Gosto de me sentar mesmo à beira do paredão e deixar as minhas pernas suspensas sobre a água. Ou então simplesmente reclinar-me sobre um qualquer banco e deixar-me ficar. Este lugar chama-me, a mim e ao meu pensamento. Como se as ideias viessem com as pequenas ondas que se dirigem a mim, vindas de não sei onde. Ideias boas e más. Frequentemente más. Melhor: inquietantes. Arrepia-me sentir aquele vento característico. Aquele vento que é capaz de me atravessar a pele, os músculos, os ossos. Aquele vento que traz com ele aquele cheiro inconfundível a maresia. E que volta a sair. Vai mas não leva com ele os meus fantasmas. Nem ele nem as ondas que antes vinham e que agora se afastam para longe da minha vista. Já sei que o melhor não é esperar que algum destes agentes me ajude a levá-los. Sei que me devo deixar consumir com estas memórias e com as minhas preocupações. Pelo menos enquanto aqui estiver neste lugar que é de todos mas que acaba por ser tão meu. Não tenho medo da melancolia que se me assola. Deixo-a entrar. Enfrento-a. Custa mas alivia...

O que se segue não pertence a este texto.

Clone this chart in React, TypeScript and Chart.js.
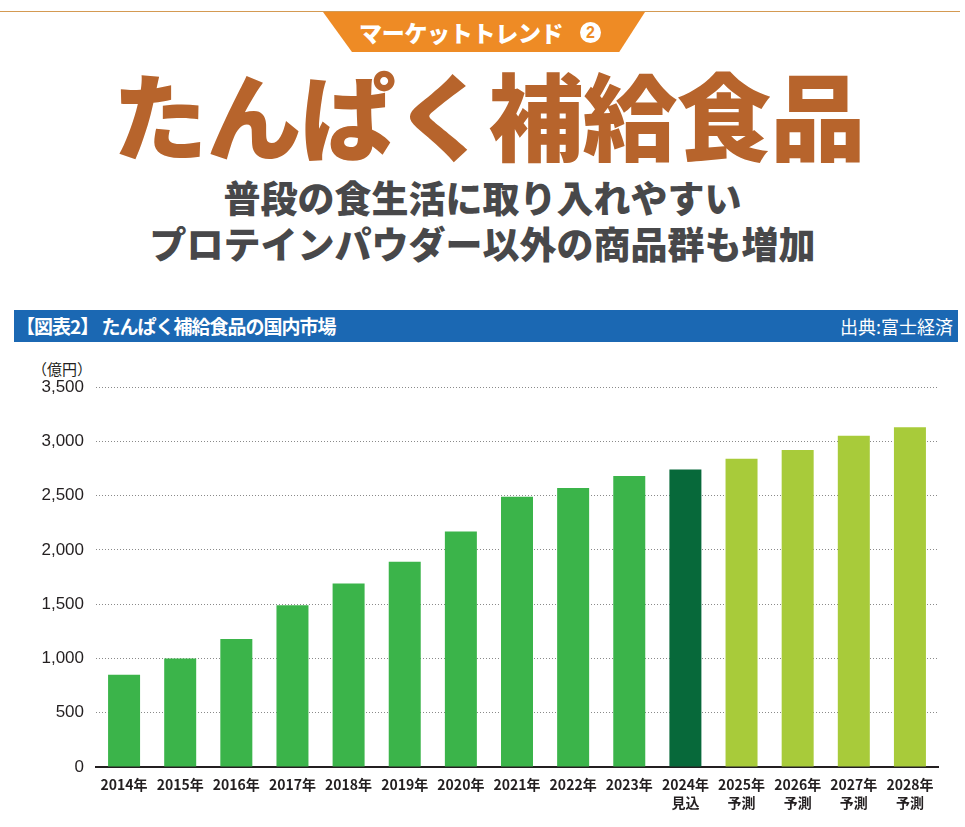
import React, { useEffect, useRef } from "react";
import { Chart, registerables } from "chart.js";

Chart.register(...registerables);

const years = ["2014年", "2015年", "2016年", "2017年", "2018年", "2019年", "2020年", "2021年", "2022年", "2023年", "2024年", "2025年", "2026年", "2027年", "2028年"];
const subLabels = ["", "", "", "", "", "", "", "", "", "", "見込", "予測", "予測", "予測", "予測"];
const marketValues = [850, 1000, 1180, 1490, 1690, 1890, 2170, 2490, 2570, 2680, 2740, 2840, 2920, 3050, 3130];
const yTicks = [0, 500, 1000, 1500, 2000, 2500, 3000, 3500];

const COLOR_ACTUAL = "#3BB44A";
const COLOR_ESTIMATE = "#07693A";
const COLOR_FORECAST = "#A8CB3A";

const JP = '"Noto Sans CJK JP", "Noto Sans", sans-serif';

export default function App() {
  const canvasRef = useRef<HTMLCanvasElement | null>(null);

  useEffect(() => {
    const canvas = canvasRef.current;
    if (!canvas) return;
    const labels = years.map((y, i) => (subLabels[i] ? [y, subLabels[i]] : y));
    const colors = subLabels.map((s) => (s === "見込" ? COLOR_ESTIMATE : s === "予測" ? COLOR_FORECAST : COLOR_ACTUAL));
    const chart = new Chart(canvas, {
      type: "bar",
      data: {
        labels,
        datasets: [
          {
            data: marketValues,
            backgroundColor: colors,
            borderWidth: 0,
            barPercentage: 0.57,
            categoryPercentage: 1,
          },
        ],
      },
      options: {
        responsive: false,
        animation: false,
        maintainAspectRatio: false,
        layout: { padding: { top: 42, right: 27, left: 0, bottom: 0 } },
        plugins: { legend: { display: false }, tooltip: { enabled: false }, title: { display: false } },
        scales: {
          x: {
            afterFit: (scale: any) => {
              scale.height = 60;
            },
            grid: { display: false, drawTicks: false },
            border: { display: true, color: "#231F20", width: 2 },
            ticks: {
              color: "#231F20",
              padding: 9,
              maxRotation: 0,
              autoSkip: false,
              font: { family: JP, size: 14, weight: "bold", lineHeight: 1.25 },
            },
          },
          y: {
            min: 0,
            max: 3500,
            afterFit: (scale: any) => {
              scale.width = 96;
            },
            afterBuildTicks: (scale: any) => {
              scale.ticks = yTicks.map((v) => ({ value: v }));
            },
            border: { display: false, dash: [1, 2] },
            grid: { color: "#8A8A8A", lineWidth: 1, drawTicks: false },
            ticks: {
              color: "#231F20",
              padding: 12,
              font: { family: '"Liberation Sans", Arial, sans-serif', size: 17 },
              callback: (v: any) => Number(v).toLocaleString("en-US"),
            },
          },
        },
      },
    });
    return () => chart.destroy();
  }, []);

  const abs = (s: React.CSSProperties): React.CSSProperties => ({ position: "absolute", ...s });

  return (
    <div style={{ position: "fixed", left: 0, top: 0, width: 965, height: 827, background: "#fff", overflow: "hidden", fontFamily: JP }}>
      {/* top rule */}
      <div style={abs({ left: 0, top: 11, width: 960, height: 1, background: "#D49A52" })} />
      {/* orange banner */}
      <div
        style={abs({
          left: 323,
          top: 12,
          width: 322,
          height: 40,
          background: "#EE8B25",
          clipPath: "polygon(0 0, 100% 0, 92% 100%, 9% 100%)",
        })}
      />
      <div style={abs({ left: 359, top: 12, height: 40, lineHeight: "40px", color: "#fff", fontWeight: 900, fontSize: 23, whiteSpace: "nowrap", letterSpacing: "-0.3px" })}>
        マーケットトレンド
      </div>
      <div
        style={abs({
          left: 580,
          top: 22,
          width: 21,
          height: 21,
          borderRadius: "50%",
          background: "#fff",
          color: "#EE8B25",
          fontWeight: 700,
          fontSize: 16,
          lineHeight: "21px",
          textAlign: "center",
          fontFamily: '"Liberation Sans", Arial, sans-serif',
        })}
      >
        2
      </div>
      {/* title */}
      <div style={abs({ left: 6, top: 66, width: 965, textAlign: "center", color: "#B7642C", fontWeight: 900, fontSize: 95, lineHeight: "94px", whiteSpace: "nowrap", letterSpacing: "-1px" })}>
        たんぱく補給食品
      </div>
      {/* subtitle */}
      <div style={abs({ left: 0, top: 174, width: 965, textAlign: "center", color: "#48484A", fontWeight: 900, fontSize: 37, lineHeight: "46px", whiteSpace: "nowrap" })}>
        普段の食生活に取り入れやすい
        <br />
        プロテインパウダー以外の商品群も増加
      </div>
      {/* blue header bar */}
      <div style={abs({ left: 14, top: 310, width: 944, height: 32, background: "#1B68B3" })} />
      <div style={abs({ left: 16, top: 310, height: 32, lineHeight: "32px", color: "#fff", fontWeight: 700, fontSize: 19, letterSpacing: "-1px", whiteSpace: "nowrap" })}>
        【図表2】 たんぱく補給食品の国内市場
      </div>
      <div style={abs({ right: 12, top: 310, height: 32, lineHeight: "32px", color: "#fff", fontWeight: 400, fontSize: 18, whiteSpace: "nowrap" })}>
        出典:富士経済
      </div>
      {/* unit */}
      <div style={abs({ left: 32, top: 359, lineHeight: "20px", color: "#231F20", fontSize: 15, whiteSpace: "nowrap" })}>（億円）</div>
      <canvas ref={canvasRef} width={965} height={482} style={abs({ left: 0, top: 345, width: 965, height: 482 })} />
    </div>
  );
}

Quando aqui estou, parece que tudo o que está nas minhas costas deixa de existir. Sou eu e o mar. E tudo o que ele me dá e tudo o que ele não me tira. Já perdi pessoas aqui. Também já comecei a ganhar algumas neste lugar. Tive até o prazer de destruir outras num pequeno canto algures por perto. Será sempre algo demasiado simbólico para que me seja indiferente. Há quem diga que é um cenário perfeito, daqueles de quadros pintados com as mais bonitas cores. Eu não o vejo assim. Vejo-o de cores escuras, abafadas, presas. Um cenário demasiado deprimente. Demasiado revivalista. Odeio-o por gostar dele. Evito-o por precisar dele...
Ao fundo um barco passa no horizonte... Corta-o como me corta neste instante o rodopio que me invade a cabeça. Por hoje chega. Levanto-me e dirijo-me para o mundo nas minhas costas.
2 comentários:
o saber escrever é quase um dom. e é 'quase' porque nao basta te-lo, há que solta-lo e treina-lo para se chegar a algo que valha a pena mostrar. durante este ano tenho observado uma evoluçao do que crias.uma evoluçao para melhor. para mais sentido, mais suave, menos 'cuspido'.. com tudo isto mais proprio e fiel ao que és. nao tanto ao que queres parecer.
gostei deste post. simples. o momento a parte do mundo que todos precisamos as xs. os locais sagrados destes momentos, e só destes *
A pior parte de voltar as costas ao mundo é tornar a olhar para ele e descobrir que está tudo na mesma.